The Research Process
Remember, when you are conducting research, the two most important questions to ask are:
WHAT'S MY QUESTION? HOW MUCH DO I KNOW?
Depending on your question and how much you know about your topic will determine which resource is the best one for you to use.
If you know 0-25% of your topic, choose a REFERENCE source.
If you know 25-50% of your topic, choose a BOOK.
If you know 50-75% of your topic, choose a DATABASE from the approved list on this page.
If you know 75-100% of your topic, choose a SEARCH ENGINE like GOOGLE on the INTERNET. Use the SEARCH terms and phrases from your DATABASE searches in your GOOGLE search.
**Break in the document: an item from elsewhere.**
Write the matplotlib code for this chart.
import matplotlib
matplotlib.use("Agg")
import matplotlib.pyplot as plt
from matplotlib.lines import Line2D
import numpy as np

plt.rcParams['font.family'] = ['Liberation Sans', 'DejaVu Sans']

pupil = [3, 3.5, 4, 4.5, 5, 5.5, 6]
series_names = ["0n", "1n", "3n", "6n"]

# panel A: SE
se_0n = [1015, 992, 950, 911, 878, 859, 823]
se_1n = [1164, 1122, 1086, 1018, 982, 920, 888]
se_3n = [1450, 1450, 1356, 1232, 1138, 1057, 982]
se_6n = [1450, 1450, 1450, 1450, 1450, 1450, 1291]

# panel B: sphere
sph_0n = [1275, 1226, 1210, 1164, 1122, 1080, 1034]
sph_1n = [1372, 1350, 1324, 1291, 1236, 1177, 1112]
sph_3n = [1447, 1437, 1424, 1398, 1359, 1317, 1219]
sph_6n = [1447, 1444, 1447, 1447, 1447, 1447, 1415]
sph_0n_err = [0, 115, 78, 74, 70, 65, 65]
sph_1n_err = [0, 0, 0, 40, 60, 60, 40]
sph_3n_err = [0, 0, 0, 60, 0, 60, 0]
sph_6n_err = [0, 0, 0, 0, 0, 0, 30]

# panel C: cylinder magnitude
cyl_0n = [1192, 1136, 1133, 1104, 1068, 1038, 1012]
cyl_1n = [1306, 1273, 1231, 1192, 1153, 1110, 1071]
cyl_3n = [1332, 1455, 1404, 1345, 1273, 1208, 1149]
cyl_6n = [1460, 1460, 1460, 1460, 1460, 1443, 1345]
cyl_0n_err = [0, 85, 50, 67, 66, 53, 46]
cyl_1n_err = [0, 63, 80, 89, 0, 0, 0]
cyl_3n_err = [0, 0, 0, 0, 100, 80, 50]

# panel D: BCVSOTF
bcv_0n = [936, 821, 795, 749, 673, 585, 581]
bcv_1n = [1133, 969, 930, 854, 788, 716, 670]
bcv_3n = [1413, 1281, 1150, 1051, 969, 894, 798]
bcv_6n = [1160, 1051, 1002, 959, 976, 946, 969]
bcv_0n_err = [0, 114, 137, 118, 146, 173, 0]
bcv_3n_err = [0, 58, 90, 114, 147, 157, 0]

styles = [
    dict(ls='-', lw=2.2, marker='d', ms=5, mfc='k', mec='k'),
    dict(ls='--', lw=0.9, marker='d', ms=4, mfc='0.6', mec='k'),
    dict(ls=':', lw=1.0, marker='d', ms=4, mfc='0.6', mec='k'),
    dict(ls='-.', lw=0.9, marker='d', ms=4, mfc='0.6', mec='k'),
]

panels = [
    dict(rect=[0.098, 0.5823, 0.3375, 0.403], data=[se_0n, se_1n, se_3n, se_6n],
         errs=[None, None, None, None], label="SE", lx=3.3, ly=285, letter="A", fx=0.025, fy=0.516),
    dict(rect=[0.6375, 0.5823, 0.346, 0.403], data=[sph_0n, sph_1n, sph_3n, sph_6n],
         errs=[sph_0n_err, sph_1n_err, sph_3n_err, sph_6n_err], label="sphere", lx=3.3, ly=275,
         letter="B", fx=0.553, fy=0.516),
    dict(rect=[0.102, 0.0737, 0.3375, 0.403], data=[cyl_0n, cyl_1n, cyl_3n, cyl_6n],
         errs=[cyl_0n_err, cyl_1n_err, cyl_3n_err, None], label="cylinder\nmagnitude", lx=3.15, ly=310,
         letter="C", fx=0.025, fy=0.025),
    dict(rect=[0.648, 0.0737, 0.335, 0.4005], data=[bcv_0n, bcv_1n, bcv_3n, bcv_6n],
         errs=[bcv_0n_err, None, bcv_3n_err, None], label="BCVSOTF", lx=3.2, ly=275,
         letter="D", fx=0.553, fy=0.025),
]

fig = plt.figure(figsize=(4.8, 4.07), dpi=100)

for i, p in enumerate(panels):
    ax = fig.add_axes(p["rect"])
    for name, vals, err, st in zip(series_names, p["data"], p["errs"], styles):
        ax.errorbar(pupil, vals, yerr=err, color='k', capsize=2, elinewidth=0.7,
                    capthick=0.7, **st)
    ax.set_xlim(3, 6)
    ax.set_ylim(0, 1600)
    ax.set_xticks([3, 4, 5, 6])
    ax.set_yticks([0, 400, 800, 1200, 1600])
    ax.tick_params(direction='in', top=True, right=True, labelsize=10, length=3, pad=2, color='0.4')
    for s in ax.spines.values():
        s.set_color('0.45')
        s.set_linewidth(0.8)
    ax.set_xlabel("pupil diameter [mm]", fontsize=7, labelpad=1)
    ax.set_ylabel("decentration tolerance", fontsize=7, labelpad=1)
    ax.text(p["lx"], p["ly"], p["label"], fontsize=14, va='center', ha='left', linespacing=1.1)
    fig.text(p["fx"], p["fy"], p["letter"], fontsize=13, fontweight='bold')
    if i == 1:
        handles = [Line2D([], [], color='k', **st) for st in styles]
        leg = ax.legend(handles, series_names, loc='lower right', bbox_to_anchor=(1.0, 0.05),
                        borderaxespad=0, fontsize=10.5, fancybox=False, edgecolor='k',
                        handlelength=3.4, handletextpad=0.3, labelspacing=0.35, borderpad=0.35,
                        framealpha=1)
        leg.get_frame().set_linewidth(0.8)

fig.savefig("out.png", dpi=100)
Use what you know about your topic already to weed out useless or wrong information. But first, check the approved websites on this page.
These tools will help you create your project.
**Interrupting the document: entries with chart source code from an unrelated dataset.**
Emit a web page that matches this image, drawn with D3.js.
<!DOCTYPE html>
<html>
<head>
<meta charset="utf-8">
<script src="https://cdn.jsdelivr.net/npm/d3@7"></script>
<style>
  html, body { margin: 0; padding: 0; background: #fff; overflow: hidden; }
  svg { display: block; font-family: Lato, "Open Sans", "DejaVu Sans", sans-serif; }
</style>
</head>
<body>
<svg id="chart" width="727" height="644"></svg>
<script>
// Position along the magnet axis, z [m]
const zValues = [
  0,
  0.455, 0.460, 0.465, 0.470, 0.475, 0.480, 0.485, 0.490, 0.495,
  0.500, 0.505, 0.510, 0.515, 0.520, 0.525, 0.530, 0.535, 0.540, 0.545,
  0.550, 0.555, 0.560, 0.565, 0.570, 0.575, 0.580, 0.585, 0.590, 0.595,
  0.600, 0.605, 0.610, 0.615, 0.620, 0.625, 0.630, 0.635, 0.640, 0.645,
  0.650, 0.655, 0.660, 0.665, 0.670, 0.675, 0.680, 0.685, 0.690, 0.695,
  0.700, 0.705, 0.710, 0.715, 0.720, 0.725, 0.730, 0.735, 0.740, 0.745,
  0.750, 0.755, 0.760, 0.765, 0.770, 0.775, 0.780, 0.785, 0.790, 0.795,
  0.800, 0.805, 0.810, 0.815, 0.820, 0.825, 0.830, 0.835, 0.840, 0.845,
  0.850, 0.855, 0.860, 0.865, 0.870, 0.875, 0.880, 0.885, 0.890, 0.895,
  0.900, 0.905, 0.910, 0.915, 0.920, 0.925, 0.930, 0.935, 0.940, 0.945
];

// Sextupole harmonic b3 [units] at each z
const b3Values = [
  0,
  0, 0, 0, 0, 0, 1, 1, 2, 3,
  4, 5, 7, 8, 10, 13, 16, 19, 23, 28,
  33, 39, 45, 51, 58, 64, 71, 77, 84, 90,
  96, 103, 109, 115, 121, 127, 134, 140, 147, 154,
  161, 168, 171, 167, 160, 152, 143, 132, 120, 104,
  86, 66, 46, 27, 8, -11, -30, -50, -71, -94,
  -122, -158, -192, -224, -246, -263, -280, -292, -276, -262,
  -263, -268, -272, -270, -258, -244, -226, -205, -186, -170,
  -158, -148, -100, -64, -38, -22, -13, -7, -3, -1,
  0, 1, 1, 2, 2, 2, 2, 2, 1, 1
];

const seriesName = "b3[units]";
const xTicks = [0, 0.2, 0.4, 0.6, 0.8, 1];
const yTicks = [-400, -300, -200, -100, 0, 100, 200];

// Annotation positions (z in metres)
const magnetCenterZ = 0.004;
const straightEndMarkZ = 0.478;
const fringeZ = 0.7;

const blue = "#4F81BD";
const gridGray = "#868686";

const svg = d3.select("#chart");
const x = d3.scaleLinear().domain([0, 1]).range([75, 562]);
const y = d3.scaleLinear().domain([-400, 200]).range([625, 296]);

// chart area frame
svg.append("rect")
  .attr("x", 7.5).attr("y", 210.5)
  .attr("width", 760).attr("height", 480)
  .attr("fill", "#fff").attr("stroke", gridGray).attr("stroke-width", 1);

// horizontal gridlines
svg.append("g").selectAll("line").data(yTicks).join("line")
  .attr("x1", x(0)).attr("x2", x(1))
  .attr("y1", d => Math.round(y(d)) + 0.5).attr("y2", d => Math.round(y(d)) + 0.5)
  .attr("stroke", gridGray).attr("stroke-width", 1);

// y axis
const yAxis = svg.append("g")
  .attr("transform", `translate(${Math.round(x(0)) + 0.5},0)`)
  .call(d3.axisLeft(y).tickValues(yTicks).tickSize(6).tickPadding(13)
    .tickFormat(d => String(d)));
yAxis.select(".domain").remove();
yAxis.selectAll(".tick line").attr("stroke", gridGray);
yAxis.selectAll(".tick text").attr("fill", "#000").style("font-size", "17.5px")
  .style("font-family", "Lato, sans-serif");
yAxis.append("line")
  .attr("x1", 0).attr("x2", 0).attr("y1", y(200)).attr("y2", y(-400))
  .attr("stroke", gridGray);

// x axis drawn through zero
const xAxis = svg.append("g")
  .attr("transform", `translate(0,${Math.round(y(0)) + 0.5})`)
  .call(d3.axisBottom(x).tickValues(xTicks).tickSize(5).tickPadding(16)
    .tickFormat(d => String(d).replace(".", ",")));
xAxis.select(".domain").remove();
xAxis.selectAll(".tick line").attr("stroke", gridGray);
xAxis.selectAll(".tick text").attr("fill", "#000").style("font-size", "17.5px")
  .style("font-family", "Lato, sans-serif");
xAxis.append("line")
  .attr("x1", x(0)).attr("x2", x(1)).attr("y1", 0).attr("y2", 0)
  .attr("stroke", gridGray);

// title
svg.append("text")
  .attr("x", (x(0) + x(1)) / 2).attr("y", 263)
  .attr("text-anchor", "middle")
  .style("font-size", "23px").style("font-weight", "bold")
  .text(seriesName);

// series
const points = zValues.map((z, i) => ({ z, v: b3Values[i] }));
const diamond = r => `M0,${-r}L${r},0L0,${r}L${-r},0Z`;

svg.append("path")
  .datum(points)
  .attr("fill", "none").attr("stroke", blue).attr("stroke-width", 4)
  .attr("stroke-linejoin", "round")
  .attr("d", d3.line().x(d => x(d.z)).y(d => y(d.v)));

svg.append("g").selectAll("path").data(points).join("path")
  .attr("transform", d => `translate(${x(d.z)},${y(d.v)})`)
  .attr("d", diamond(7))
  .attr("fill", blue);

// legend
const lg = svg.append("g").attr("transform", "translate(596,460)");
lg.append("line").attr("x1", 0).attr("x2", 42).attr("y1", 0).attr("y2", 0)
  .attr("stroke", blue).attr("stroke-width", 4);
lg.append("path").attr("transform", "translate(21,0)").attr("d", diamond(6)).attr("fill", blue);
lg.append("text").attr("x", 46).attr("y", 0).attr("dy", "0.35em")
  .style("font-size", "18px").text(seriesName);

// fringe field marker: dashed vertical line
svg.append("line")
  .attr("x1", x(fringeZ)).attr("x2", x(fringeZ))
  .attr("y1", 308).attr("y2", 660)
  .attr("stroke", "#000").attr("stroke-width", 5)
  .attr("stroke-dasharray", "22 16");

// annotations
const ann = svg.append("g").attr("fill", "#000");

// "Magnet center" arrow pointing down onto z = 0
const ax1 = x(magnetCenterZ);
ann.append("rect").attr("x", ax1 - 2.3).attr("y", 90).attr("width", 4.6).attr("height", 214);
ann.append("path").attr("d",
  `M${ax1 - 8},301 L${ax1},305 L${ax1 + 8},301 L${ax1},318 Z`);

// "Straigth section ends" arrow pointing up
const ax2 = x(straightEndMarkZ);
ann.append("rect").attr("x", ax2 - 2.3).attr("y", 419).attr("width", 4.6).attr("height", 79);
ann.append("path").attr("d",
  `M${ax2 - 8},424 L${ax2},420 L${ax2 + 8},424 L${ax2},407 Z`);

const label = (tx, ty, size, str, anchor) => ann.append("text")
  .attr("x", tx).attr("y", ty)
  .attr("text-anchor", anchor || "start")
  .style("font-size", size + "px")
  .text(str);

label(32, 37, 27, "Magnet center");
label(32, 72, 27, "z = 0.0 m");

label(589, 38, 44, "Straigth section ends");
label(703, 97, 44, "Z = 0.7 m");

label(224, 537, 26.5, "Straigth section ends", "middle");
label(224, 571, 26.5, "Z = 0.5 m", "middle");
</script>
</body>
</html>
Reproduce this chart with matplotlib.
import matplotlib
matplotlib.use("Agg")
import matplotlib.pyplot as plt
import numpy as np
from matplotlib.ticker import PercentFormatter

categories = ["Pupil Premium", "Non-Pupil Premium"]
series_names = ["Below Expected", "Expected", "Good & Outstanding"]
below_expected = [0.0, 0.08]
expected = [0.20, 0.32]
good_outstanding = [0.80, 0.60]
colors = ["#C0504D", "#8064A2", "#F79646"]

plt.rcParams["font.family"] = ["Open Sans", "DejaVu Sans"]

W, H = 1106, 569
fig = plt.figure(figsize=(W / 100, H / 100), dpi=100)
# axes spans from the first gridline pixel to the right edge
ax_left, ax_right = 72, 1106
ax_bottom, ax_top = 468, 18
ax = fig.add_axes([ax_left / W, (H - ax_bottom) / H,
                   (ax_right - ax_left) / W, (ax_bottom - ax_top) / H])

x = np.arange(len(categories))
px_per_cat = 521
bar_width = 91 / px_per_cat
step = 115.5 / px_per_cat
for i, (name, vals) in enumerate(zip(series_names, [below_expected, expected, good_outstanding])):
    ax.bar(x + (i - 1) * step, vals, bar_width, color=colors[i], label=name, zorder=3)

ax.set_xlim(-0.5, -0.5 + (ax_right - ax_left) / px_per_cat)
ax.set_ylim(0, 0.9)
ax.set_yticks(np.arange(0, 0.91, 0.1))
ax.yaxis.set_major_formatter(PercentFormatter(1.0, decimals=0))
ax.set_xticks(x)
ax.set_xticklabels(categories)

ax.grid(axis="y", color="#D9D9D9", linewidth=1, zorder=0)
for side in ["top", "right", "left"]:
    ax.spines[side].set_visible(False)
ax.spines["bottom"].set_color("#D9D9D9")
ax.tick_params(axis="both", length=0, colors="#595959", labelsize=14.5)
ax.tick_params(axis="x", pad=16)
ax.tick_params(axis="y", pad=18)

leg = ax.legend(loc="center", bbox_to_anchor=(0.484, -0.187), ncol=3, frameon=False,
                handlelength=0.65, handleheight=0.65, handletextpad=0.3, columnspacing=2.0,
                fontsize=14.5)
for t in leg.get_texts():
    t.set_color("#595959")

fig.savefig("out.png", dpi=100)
A REFERENCE could be a print encyclopedia, atlas, dictionary or thesaurus, or a digital source like a database. Here you will learn the basics of your topic, fast facts and vocabulary words that you can use later as search terms.
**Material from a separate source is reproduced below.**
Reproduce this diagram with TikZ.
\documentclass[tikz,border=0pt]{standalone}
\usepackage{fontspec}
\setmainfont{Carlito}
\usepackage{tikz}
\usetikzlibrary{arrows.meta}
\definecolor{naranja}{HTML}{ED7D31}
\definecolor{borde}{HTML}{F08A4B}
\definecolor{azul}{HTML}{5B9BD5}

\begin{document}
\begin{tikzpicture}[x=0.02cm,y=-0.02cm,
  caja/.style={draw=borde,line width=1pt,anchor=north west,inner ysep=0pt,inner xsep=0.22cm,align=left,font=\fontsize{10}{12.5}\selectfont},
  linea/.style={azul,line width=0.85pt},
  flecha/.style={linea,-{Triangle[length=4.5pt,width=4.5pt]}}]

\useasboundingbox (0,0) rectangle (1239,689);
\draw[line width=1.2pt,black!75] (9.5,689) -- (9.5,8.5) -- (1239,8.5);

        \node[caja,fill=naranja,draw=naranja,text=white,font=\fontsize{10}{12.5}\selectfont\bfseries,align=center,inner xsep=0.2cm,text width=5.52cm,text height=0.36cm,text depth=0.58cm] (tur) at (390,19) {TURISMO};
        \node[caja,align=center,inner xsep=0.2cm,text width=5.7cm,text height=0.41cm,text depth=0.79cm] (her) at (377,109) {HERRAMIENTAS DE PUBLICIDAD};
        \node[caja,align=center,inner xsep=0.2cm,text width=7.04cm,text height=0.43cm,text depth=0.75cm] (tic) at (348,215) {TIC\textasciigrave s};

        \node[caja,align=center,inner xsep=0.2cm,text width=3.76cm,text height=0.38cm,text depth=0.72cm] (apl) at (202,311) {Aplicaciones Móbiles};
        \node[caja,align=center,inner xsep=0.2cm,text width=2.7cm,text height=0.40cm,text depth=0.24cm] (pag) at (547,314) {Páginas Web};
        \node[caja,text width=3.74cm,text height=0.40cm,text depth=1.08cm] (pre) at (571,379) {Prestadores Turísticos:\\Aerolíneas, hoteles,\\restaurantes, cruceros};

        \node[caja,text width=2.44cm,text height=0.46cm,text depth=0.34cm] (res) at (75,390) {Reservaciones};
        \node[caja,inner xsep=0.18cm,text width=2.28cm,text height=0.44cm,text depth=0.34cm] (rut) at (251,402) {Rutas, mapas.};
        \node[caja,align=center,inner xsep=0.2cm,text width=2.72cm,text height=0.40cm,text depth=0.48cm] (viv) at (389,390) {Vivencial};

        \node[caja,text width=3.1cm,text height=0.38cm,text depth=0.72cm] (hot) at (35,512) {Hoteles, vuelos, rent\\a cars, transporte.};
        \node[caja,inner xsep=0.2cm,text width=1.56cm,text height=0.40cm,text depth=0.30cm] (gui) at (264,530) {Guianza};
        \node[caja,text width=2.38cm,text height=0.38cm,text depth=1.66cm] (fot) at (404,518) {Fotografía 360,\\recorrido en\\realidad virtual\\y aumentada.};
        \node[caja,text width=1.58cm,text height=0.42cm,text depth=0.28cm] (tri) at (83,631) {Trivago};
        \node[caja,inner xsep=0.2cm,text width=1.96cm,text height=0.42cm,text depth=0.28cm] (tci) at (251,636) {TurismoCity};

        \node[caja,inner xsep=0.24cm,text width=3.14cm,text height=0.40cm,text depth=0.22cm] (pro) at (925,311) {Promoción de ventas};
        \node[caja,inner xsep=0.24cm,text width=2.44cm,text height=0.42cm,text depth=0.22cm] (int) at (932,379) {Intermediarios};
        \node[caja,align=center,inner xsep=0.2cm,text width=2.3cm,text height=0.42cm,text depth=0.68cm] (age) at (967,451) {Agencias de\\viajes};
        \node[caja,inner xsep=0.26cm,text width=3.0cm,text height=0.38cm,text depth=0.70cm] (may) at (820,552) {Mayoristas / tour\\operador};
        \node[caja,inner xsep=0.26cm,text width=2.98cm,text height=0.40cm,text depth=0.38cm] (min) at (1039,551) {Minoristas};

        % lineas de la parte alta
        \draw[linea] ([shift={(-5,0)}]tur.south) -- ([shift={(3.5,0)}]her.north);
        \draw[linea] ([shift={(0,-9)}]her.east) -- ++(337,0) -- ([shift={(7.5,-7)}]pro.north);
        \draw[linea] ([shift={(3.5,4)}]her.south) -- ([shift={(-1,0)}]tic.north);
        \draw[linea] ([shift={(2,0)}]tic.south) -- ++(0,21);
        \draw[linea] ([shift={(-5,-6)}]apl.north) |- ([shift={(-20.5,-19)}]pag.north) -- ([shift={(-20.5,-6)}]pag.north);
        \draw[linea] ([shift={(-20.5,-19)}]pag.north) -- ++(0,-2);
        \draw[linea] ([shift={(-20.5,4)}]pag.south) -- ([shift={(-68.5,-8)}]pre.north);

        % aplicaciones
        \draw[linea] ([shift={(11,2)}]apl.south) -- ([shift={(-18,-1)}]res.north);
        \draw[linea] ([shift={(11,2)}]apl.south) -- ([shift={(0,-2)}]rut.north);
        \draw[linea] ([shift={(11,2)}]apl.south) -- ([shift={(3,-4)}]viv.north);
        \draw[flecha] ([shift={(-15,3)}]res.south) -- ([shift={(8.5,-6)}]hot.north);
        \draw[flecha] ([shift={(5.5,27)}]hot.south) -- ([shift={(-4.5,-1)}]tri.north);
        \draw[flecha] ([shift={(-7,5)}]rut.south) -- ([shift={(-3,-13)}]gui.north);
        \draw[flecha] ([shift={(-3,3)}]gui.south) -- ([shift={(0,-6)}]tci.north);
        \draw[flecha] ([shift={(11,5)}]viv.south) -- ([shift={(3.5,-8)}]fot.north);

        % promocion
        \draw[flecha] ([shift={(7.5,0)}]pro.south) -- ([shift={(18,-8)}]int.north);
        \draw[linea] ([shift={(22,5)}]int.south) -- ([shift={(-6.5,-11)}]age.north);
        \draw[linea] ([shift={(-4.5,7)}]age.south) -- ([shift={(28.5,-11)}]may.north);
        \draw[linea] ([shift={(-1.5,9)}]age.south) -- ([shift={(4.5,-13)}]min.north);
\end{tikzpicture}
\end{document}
REF 320.473 ENC Encyclopedia of American Government
A four-volume set that includes 200 alphabetically-arranged entries about a variety of topics related to the United States government, including the Bill of Rights, gay rights, gender politics, and criminal procedures. (CIP)
A BOOK could be a print book, an e-book, a digital textbook, or an audio book. A BOOK in any form is usually more specific than a REFERENCE source. Here you will add details to the basic information you have already learned and begin to connect your basic facts together. You can use the library catalog to look up title, publisher and author information that you may need to fill in your notes.
Selected Constitution/Government Books from Our Library
DATABASES are organized, searchable sources of information, often available only with a subscription (which means you will need passwords for remote access, ask Jennifer, Elizabeth or Matthew for the passwords). Beyond that, a database can be anything: images, videos, articles from magazines or videos, or collections of print encyclopedia information. Even though you access them through the INTERNET, DATABASES have more specific information than what you will find just GOOGLING your topic. Here you will find more current information on your topic using the vocabulary words your learned from your REFERENCE and BOOK sources as your SEARCH terms.